* What this task involves *
Leaving out all pictures, copy exactly the lines from the one containing "Rebuild this chart" down to the one containing "const armCond = 'DejaVu Sans Condensed';", both of them included.

── Records to process ──

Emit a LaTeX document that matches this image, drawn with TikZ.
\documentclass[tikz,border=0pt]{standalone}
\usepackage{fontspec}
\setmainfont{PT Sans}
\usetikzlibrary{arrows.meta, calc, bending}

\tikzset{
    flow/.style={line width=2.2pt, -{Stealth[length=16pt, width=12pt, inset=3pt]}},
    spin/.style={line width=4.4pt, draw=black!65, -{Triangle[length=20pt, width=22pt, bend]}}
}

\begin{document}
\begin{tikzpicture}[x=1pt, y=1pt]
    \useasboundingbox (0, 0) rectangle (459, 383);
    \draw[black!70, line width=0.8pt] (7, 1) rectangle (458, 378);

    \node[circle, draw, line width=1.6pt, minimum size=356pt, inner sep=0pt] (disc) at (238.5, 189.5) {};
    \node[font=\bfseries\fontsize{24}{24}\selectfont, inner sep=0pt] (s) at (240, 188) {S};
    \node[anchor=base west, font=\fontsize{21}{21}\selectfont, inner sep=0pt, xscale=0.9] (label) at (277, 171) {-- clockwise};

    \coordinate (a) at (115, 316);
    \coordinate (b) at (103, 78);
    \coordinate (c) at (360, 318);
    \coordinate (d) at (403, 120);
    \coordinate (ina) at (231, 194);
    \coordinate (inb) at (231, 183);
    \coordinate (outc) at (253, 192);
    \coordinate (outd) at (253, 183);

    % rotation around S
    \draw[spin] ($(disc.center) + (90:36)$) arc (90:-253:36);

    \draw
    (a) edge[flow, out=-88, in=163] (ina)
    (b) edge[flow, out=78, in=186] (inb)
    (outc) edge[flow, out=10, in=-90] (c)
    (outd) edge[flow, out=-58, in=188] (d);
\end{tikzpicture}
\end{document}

───
── Records to process ──

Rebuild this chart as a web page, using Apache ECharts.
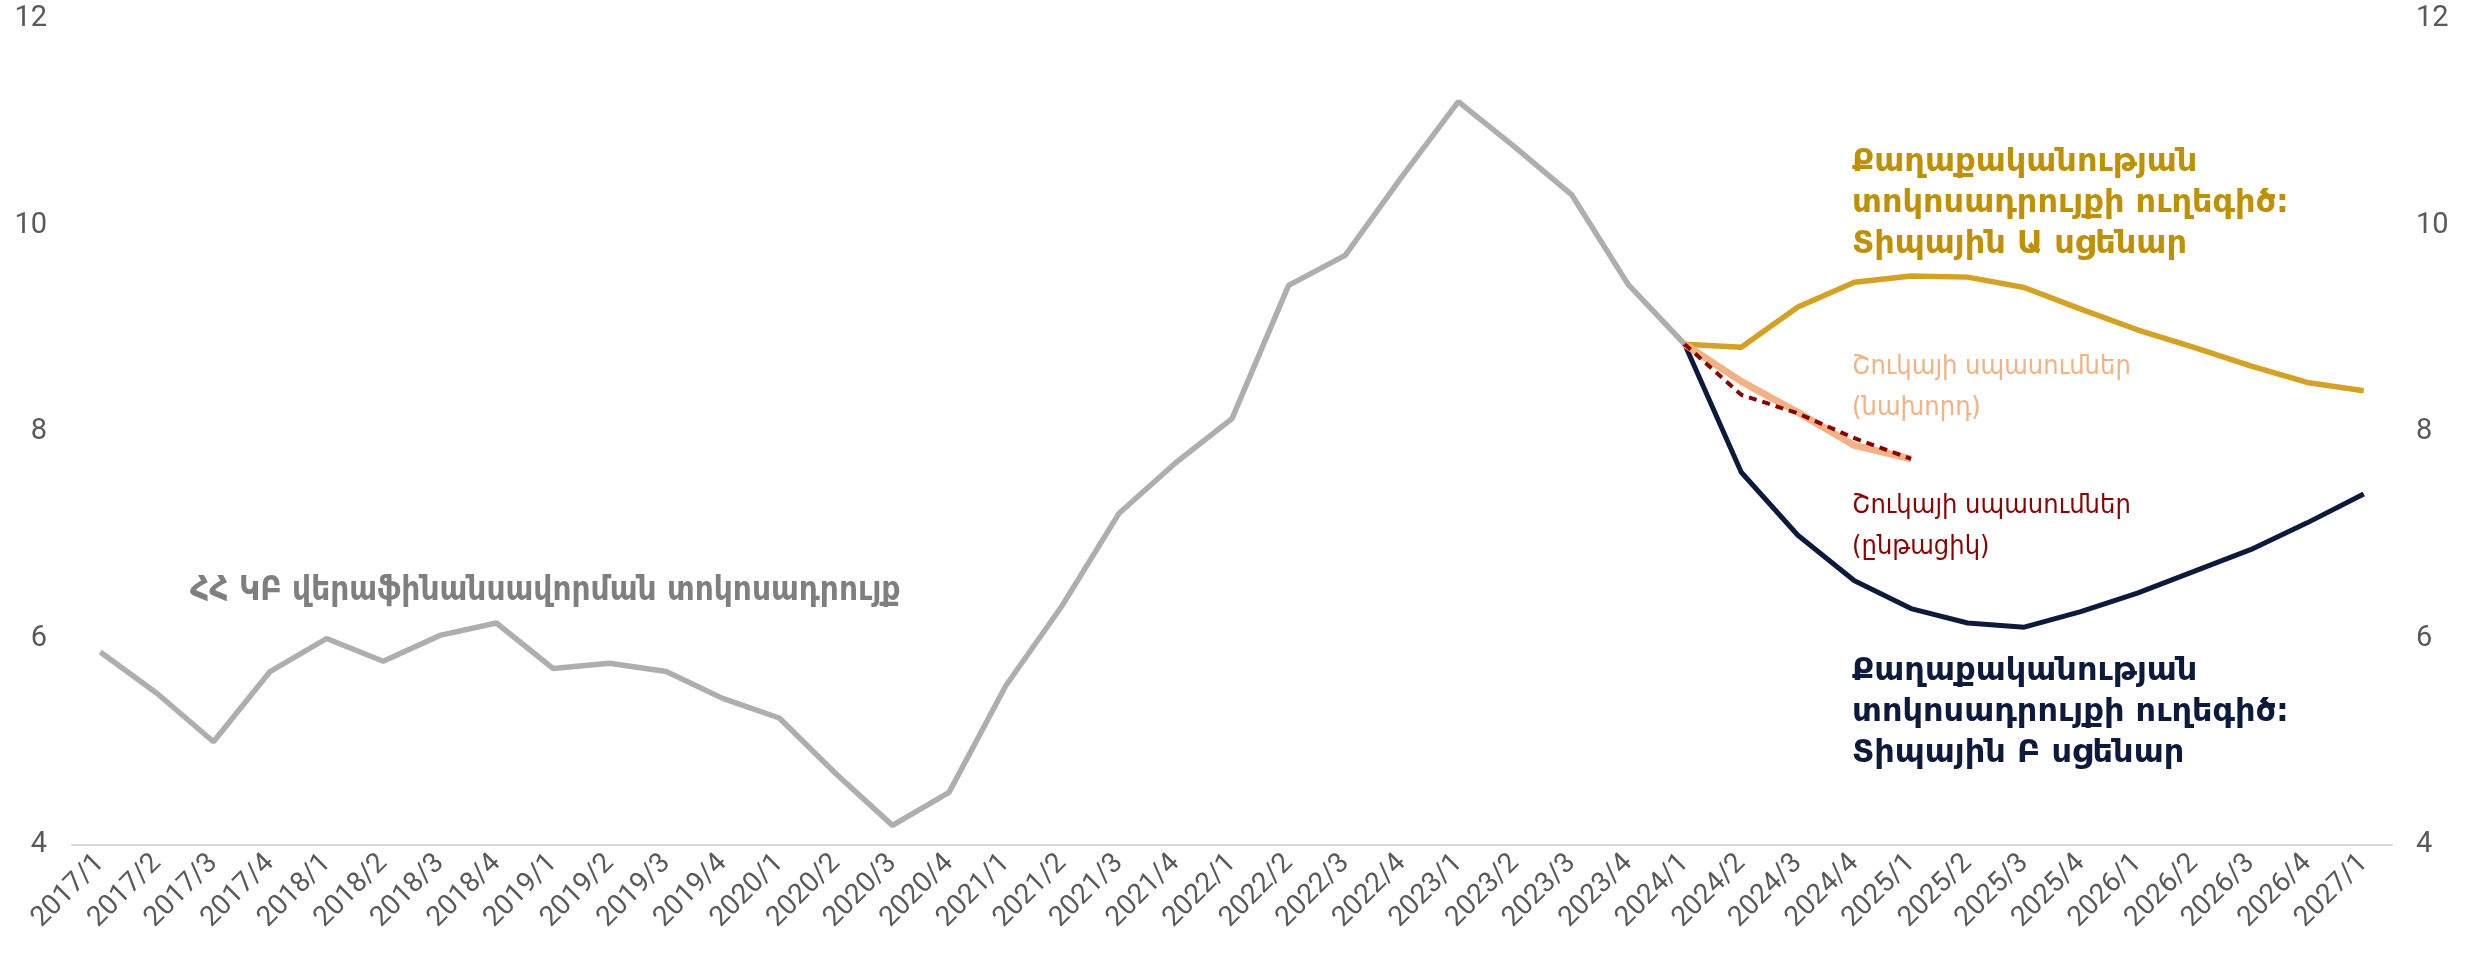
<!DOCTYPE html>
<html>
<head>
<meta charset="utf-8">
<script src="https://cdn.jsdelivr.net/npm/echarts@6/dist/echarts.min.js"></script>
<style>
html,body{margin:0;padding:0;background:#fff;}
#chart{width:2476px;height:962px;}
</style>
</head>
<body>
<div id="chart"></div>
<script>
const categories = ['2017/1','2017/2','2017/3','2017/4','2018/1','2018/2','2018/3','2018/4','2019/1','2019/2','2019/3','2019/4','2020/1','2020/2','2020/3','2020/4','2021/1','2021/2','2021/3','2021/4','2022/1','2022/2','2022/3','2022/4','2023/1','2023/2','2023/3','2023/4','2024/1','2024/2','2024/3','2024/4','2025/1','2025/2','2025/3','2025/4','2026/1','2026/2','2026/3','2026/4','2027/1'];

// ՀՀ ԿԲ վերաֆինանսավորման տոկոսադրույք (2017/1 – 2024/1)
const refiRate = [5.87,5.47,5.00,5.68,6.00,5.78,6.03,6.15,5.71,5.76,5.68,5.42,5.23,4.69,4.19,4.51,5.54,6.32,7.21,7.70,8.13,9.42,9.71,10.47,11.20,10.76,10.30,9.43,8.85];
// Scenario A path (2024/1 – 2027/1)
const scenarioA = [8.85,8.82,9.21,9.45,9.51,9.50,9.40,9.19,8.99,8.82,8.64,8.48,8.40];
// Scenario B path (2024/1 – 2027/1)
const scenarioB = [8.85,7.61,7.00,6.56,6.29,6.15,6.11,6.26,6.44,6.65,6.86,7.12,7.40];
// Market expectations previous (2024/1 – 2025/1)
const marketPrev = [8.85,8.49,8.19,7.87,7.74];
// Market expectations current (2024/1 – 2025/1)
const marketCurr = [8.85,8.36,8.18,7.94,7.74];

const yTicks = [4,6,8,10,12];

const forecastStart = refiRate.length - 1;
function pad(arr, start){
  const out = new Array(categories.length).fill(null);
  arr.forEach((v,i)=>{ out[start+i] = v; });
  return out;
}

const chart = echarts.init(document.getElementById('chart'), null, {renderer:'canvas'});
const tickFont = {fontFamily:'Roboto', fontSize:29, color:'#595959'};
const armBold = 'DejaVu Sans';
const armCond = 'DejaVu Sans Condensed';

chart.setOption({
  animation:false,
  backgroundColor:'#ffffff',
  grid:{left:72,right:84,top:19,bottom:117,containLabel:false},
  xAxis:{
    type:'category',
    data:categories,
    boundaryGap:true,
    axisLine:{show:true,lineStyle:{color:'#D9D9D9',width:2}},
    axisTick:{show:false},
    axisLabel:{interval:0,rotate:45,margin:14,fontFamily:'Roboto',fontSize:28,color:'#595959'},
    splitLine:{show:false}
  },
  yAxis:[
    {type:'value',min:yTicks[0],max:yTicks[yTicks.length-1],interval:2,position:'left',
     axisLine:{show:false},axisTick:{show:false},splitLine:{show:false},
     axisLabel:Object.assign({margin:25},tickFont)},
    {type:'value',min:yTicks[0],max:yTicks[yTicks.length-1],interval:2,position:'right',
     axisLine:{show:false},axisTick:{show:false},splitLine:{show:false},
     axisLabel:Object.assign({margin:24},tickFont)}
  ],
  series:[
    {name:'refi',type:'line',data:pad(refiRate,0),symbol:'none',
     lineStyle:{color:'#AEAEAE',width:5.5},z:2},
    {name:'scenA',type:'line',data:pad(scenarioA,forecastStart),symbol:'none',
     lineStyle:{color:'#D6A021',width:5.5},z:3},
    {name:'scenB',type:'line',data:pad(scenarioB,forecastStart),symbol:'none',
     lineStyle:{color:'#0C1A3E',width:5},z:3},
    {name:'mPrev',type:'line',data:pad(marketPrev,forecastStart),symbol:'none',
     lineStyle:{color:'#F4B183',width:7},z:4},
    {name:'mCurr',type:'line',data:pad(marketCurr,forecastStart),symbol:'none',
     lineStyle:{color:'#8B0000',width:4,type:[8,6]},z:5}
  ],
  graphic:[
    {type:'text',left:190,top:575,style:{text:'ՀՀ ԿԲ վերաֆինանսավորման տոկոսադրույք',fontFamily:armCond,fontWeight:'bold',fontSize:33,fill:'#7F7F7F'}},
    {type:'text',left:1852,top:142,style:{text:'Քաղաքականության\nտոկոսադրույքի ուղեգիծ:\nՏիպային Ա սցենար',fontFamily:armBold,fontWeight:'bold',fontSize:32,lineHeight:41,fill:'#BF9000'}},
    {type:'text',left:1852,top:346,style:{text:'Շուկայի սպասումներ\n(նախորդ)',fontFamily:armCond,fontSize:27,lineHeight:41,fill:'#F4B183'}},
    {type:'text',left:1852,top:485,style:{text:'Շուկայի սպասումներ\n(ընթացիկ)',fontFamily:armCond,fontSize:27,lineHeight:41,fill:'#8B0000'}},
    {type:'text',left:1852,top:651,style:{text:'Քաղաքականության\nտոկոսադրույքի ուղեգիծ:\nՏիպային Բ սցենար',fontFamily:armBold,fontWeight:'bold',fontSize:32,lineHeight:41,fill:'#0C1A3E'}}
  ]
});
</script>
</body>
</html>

───

* The answer *
Rebuild this chart as a web page, using Apache ECharts.
<!DOCTYPE html>
<html>
<head>
<meta charset="utf-8">
<script src="https://cdn.jsdelivr.net/npm/echarts@6/dist/echarts.min.js"></script>
<style>
html,body{margin:0;padding:0;background:#fff;}
#chart{width:2476px;height:962px;}
</style>
</head>
<body>
<div id="chart"></div>
<script>
const categories = ['2017/1','2017/2','2017/3','2017/4','2018/1','2018/2','2018/3','2018/4','2019/1','2019/2','2019/3','2019/4','2020/1','2020/2','2020/3','2020/4','2021/1','2021/2','2021/3','2021/4','2022/1','2022/2','2022/3','2022/4','2023/1','2023/2','2023/3','2023/4','2024/1','2024/2','2024/3','2024/4','2025/1','2025/2','2025/3','2025/4','2026/1','2026/2','2026/3','2026/4','2027/1'];

// ՀՀ ԿԲ վերաֆինանսավորման տոկոսադրույք (2017/1 – 2024/1)
const refiRate = [5.87,5.47,5.00,5.68,6.00,5.78,6.03,6.15,5.71,5.76,5.68,5.42,5.23,4.69,4.19,4.51,5.54,6.32,7.21,7.70,8.13,9.42,9.71,10.47,11.20,10.76,10.30,9.43,8.85];
// Scenario A path (2024/1 – 2027/1)
const scenarioA = [8.85,8.82,9.21,9.45,9.51,9.50,9.40,9.19,8.99,8.82,8.64,8.48,8.40];
// Scenario B path (2024/1 – 2027/1)
const scenarioB = [8.85,7.61,7.00,6.56,6.29,6.15,6.11,6.26,6.44,6.65,6.86,7.12,7.40];
// Market expectations previous (2024/1 – 2025/1)
const marketPrev = [8.85,8.49,8.19,7.87,7.74];
// Market expectations current (2024/1 – 2025/1)
const marketCurr = [8.85,8.36,8.18,7.94,7.74];

const yTicks = [4,6,8,10,12];

const forecastStart = refiRate.length - 1;
function pad(arr, start){
  const out = new Array(categories.length).fill(null);
  arr.forEach((v,i)=>{ out[start+i] = v; });
  return out;
}

const chart = echarts.init(document.getElementById('chart'), null, {renderer:'canvas'});
const tickFont = {fontFamily:'Roboto', fontSize:29, color:'#595959'};
const armBold = 'DejaVu Sans';
const armCond = 'DejaVu Sans Condensed';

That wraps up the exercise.